You probably heard about the GoDaddy outage in September (2012). A corruption in routing tables across the company’s network left millions of Godaddy-hosted sites dark for many hours. To mitigate damage, Godday offered impacted customers one month of service.
Had Godaddy been publicly traded, an outage of that magnitude easily could have impacted the value of company shares. And that brings us to the topic of this post: when public-facing web resources go down, besides being an IT emergency, it can also quickly become a public relations emergency. How big an emergency depends on the company’s size and primary business focus.
Last week both Google and Facebook customers experienced significant outages. Google announced that faulty software updates pushed to production load-balancers in the company’s 9 datacenters around the world led to functioning systems being seen as offline.
Within 5 minutes of the push monitoring software picked up associated problems and in another 10 minutes the push was rolled back. During the 15-20 minutes of service disruption Gmail users were the most impacted—40% of whom could not send or receive mail.
Facebook reported that its service went offline due to a change in their DNS infrastructure. Their monitoring system detected the problem and IT teams resolved it quickly. However, for a service with over a billion users, the short outage still had a big impact, at least in terms of being noticed and requiring press statements.

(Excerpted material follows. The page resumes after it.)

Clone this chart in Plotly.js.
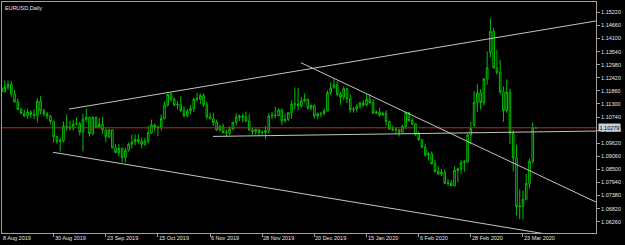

The lesson in these cases seems to be that the bigger your service becomes, the more you depend on your monitoring systems to detect issues at least as quickly as your users. Along with network, storage, system and application monitoring views of your production site, you should have reliable user simulation agents to serve as your canaries in the bit mines.
Finally, in the auto-escalating alert workflow you put in place, bring an appropriate public relations expert into your incident management discussion as early as possible, especially if your company is publicly owned.